● Provided data:
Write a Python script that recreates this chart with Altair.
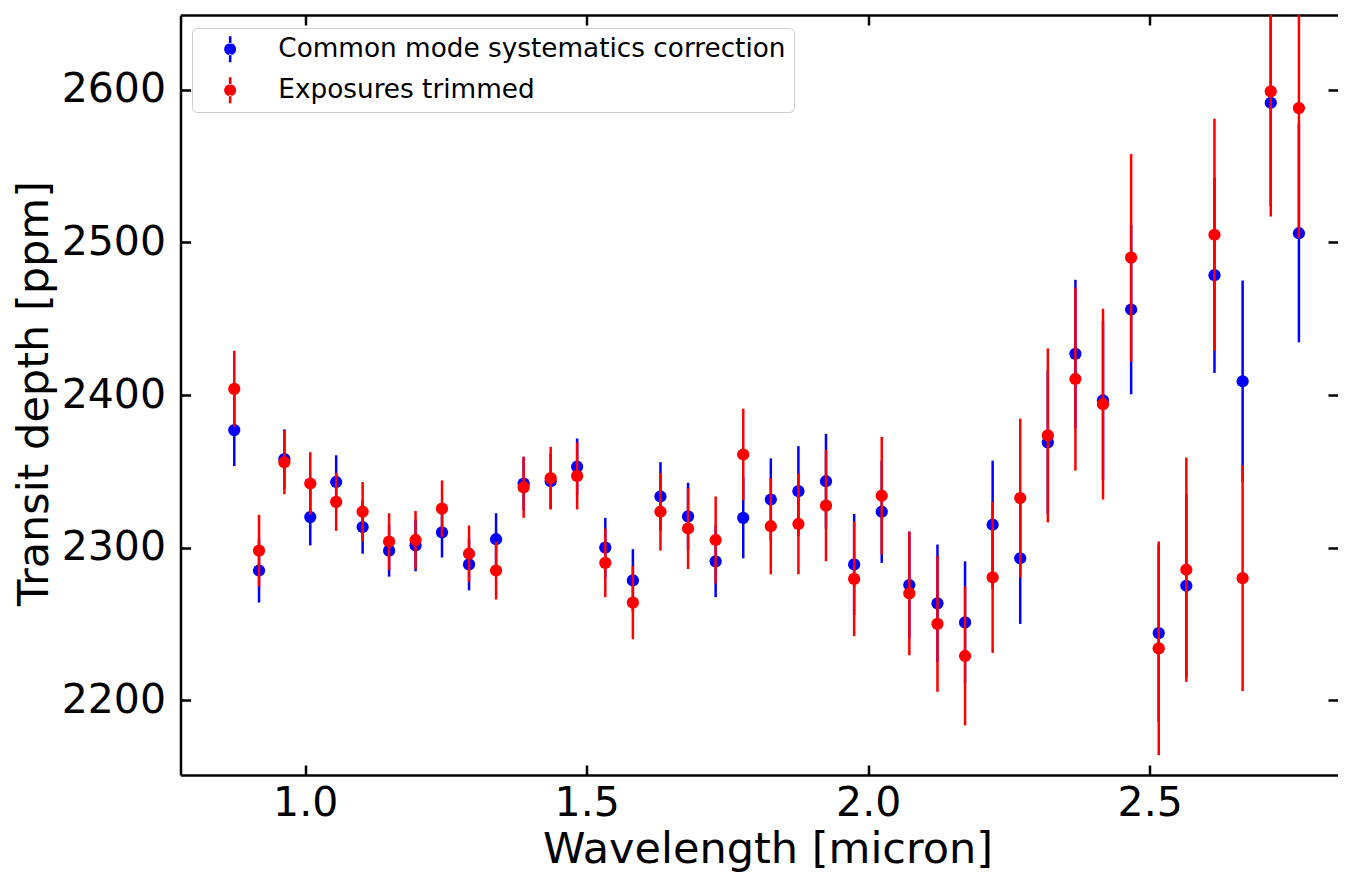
import altair as alt
import pandas as pd

# ---------------- data ----------------
wavelength = [0.874, 0.918, 0.963, 1.009, 1.055, 1.102, 1.149, 1.196, 1.243, 1.291,
              1.339, 1.388, 1.436, 1.483, 1.533, 1.582, 1.631, 1.680, 1.729, 1.778,
              1.827, 1.876, 1.925, 1.975, 2.024, 2.073, 2.123, 2.172, 2.221, 2.270,
              2.319, 2.368, 2.417, 2.467, 2.516, 2.565, 2.615, 2.665, 2.715, 2.765]

blue_depth = [2377, 2285, 2358, 2320, 2343, 2313.5, 2298, 2301.5, 2310, 2289,
              2305.5, 2342, 2343.5, 2353, 2300, 2278.5, 2333.5, 2320.5, 2291, 2319.5,
              2331.5, 2337, 2343.5, 2289, 2323.5, 2275.5, 2263.5, 2251, 2315, 2293,
              2369, 2427, 2396.5, 2456, 2244, 2275, 2478.5, 2409, 2591.5, 2506]
blue_err = [23.5, 21, 19.5, 18.5, 17.5, 17.5, 17, 17, 16.5, 17,
            17, 17.5, 18, 18.5, 19.5, 20.5, 22.5, 22, 23.5, 26.5,
            27, 29.5, 31, 33, 33.5, 35, 38.5, 40, 42, 43,
            47, 48.5, 52, 55.5, 58, 60, 64, 66, 68, 71.5]

red_depth = [2404, 2298, 2356, 2342, 2330, 2323.5, 2304, 2305, 2325.5, 2296,
             2285, 2339.5, 2345.5, 2347, 2290, 2264, 2323.5, 2312.5, 2305, 2361,
             2314, 2315.5, 2327.5, 2279.5, 2334, 2270, 2250, 2229, 2280.5, 2332.5,
             2373.5, 2410.5, 2394, 2490, 2234, 2285.5, 2505, 2280, 2599, 2588]
red_err = [25, 23.5, 21, 20.5, 19, 19.5, 18.5, 19, 18.5, 18.5,
           19, 20, 20.5, 22, 22.5, 24, 25.5, 26.5, 28.5, 30,
           31.5, 33, 36.5, 37.5, 38.5, 40.5, 44.5, 45.5, 49.5, 52,
           57, 60, 62.5, 68, 70, 73.5, 76, 74, 82, 85]

series_names = ["Common mode systematics correction", "Exposures trimmed"]
series_colors = ["#0000ff", "#ff0000"]
x_ticks = [1.0, 1.5, 2.0, 2.5]
y_ticks = [2200, 2300, 2400, 2500, 2600]

rows = []
for name, depth, err in [(series_names[0], blue_depth, blue_err),
                         (series_names[1], red_depth, red_err)]:
    for w, v, e in zip(wavelength, depth, err):
        rows.append({"wl": w, "depth": v, "lo": v - e, "hi": v + e, "series": name})
df = pd.DataFrame(rows)

FONT = "DejaVu Sans"
xscale = alt.Scale(domain=[0.7785, 2.8344], nice=False, zero=False)
yscale = alt.Scale(domain=[2151, 2649], nice=False, zero=False)
cscale = alt.Scale(domain=series_names, range=series_colors)

# ---------------- axes ----------------
main_x = alt.Axis(orient="bottom", values=x_ticks, format=".1f", grid=False,
                  domain=True, domainColor="black", domainWidth=2.5,
                  ticks=False, tickSize=0, labelFont=FONT, labelFontSize=41,
                  labelColor="black", labelPadding=40, labelBaseline="alphabetic",
                  labelFlush=False,
                  title="Wavelength [micron]", titleFont=FONT, titleFontSize=43,
                  titleFontWeight="normal", titleColor="black",
                  titleX=587, titleY=87, titleAlign="center", titleBaseline="alphabetic")
main_y = alt.Axis(orient="left", values=y_ticks, format="d", grid=False,
                  domain=True, domainColor="black", domainWidth=2.5,
                  ticks=False, tickSize=0, labelFont=FONT, labelFontSize=41,
                  labelColor="black", labelPadding=15, labelFlush=False,
                  title="Transit depth [ppm]", titleFont=FONT, titleFontSize=43,
                  titleFontWeight="normal", titleColor="black",
                  titleX=-146, titleY=378, titleAngle=270, titleAlign="center",
                  titleBaseline="middle")


def tick_axis(orient, values):
    return alt.Axis(orient=orient, offset=-10, values=values, grid=False,
                    domain=False, labels=False, ticks=True, tickSize=10,
                    tickWidth=2.5, tickColor="black", title=None)


top_spine = alt.Axis(orient="top", values=x_ticks, grid=False, domain=True,
                     domainColor="black", domainWidth=2.5, ticks=False,
                     labels=False, title=None)

legend_symbol = ("M -0.46,0 A 0.46,0.46 0 1,0 0.46,0 A 0.46,0.46 0 1,0 -0.46,0 Z "
                 "M -0.1,-1 L 0.1,-1 L 0.1,-0.4 L -0.1,-0.4 Z "
                 "M -0.1,0.4 L 0.1,0.4 L 0.1,1 L -0.1,1 Z")
legend = alt.Legend(title=None, orient="none", legendX=11.5, legendY=13,
                    direction="vertical", symbolType=legend_symbol, symbolSize=676,
                    symbolStrokeWidth=0, symbolOpacity=1, symbolOffset=17,
                    labelFont=FONT, labelFontSize=26.3, labelColor="black",
                    labelOffset=35, labelLimit=1000, rowPadding=14, padding=8,
                    strokeColor="#cccccc", fillColor="rgba(255,255,255,0.8)",
                    cornerRadius=5)

base = alt.Chart(df)

blue_bars = base.transform_filter(alt.datum.series == series_names[0]).mark_rule(
    strokeWidth=2.5, color=series_colors[0], clip=True
).encode(
    x=alt.X("wl:Q", scale=xscale, axis=main_x),
    y=alt.Y("lo:Q", scale=yscale, axis=main_y),
    y2="hi:Q",
)

blue_pts = base.transform_filter(alt.datum.series == series_names[0]).mark_circle(
    size=150, opacity=1, clip=True
).encode(
    x=alt.X("wl:Q", scale=xscale, axis=tick_axis("bottom", x_ticks)),
    y=alt.Y("depth:Q", scale=yscale, axis=tick_axis("left", y_ticks)),
    color=alt.Color("series:N", scale=cscale, legend=legend),
)

red_bars = base.transform_filter(alt.datum.series == series_names[1]).mark_rule(
    strokeWidth=2.5, color=series_colors[1], clip=True
).encode(
    x=alt.X("wl:Q", scale=xscale, axis=tick_axis("top", x_ticks)),
    y=alt.Y("lo:Q", scale=yscale, axis=tick_axis("right", y_ticks)),
    y2="hi:Q",
)

red_pts = base.transform_filter(alt.datum.series == series_names[1]).mark_circle(
    size=150, opacity=1, clip=True
).encode(
    x=alt.X("wl:Q", scale=xscale, axis=top_spine),
    y=alt.Y("depth:Q", scale=yscale, axis=None),
    color=alt.Color("series:N", scale=cscale, legend=legend),
)

chart = alt.layer(blue_bars, blue_pts, red_bars, red_pts).resolve_axis(
    x="independent", y="independent"
).properties(
    width=1157.5, height=760,
    padding={"left": 172.5, "top": 7, "right": 0, "bottom": 97},
    autosize=alt.AutoSizeParams(type="none"),
).configure_view(stroke=None)

chart.save("out.html", embed_options={"renderer": "svg", "actions": False})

● Set task: Starting at the first line of the material, output exactly the lines up to and including the one with "df = pd.DataFrame(rows)". Do not include the pictures.

● Result:
Write a Python script that recreates this chart with Altair.
import altair as alt
import pandas as pd

# ---------------- data ----------------
wavelength = [0.874, 0.918, 0.963, 1.009, 1.055, 1.102, 1.149, 1.196, 1.243, 1.291,
              1.339, 1.388, 1.436, 1.483, 1.533, 1.582, 1.631, 1.680, 1.729, 1.778,
              1.827, 1.876, 1.925, 1.975, 2.024, 2.073, 2.123, 2.172, 2.221, 2.270,
              2.319, 2.368, 2.417, 2.467, 2.516, 2.565, 2.615, 2.665, 2.715, 2.765]

blue_depth = [2377, 2285, 2358, 2320, 2343, 2313.5, 2298, 2301.5, 2310, 2289,
              2305.5, 2342, 2343.5, 2353, 2300, 2278.5, 2333.5, 2320.5, 2291, 2319.5,
              2331.5, 2337, 2343.5, 2289, 2323.5, 2275.5, 2263.5, 2251, 2315, 2293,
              2369, 2427, 2396.5, 2456, 2244, 2275, 2478.5, 2409, 2591.5, 2506]
blue_err = [23.5, 21, 19.5, 18.5, 17.5, 17.5, 17, 17, 16.5, 17,
            17, 17.5, 18, 18.5, 19.5, 20.5, 22.5, 22, 23.5, 26.5,
            27, 29.5, 31, 33, 33.5, 35, 38.5, 40, 42, 43,
            47, 48.5, 52, 55.5, 58, 60, 64, 66, 68, 71.5]

red_depth = [2404, 2298, 2356, 2342, 2330, 2323.5, 2304, 2305, 2325.5, 2296,
             2285, 2339.5, 2345.5, 2347, 2290, 2264, 2323.5, 2312.5, 2305, 2361,
             2314, 2315.5, 2327.5, 2279.5, 2334, 2270, 2250, 2229, 2280.5, 2332.5,
             2373.5, 2410.5, 2394, 2490, 2234, 2285.5, 2505, 2280, 2599, 2588]
red_err = [25, 23.5, 21, 20.5, 19, 19.5, 18.5, 19, 18.5, 18.5,
           19, 20, 20.5, 22, 22.5, 24, 25.5, 26.5, 28.5, 30,
           31.5, 33, 36.5, 37.5, 38.5, 40.5, 44.5, 45.5, 49.5, 52,
           57, 60, 62.5, 68, 70, 73.5, 76, 74, 82, 85]

series_names = ["Common mode systematics correction", "Exposures trimmed"]
series_colors = ["#0000ff", "#ff0000"]
x_ticks = [1.0, 1.5, 2.0, 2.5]
y_ticks = [2200, 2300, 2400, 2500, 2600]

rows = []
for name, depth, err in [(series_names[0], blue_depth, blue_err),
                         (series_names[1], red_depth, red_err)]:
    for w, v, e in zip(wavelength, depth, err):
        rows.append({"wl": w, "depth": v, "lo": v - e, "hi": v + e, "series": name})
df = pd.DataFrame(rows)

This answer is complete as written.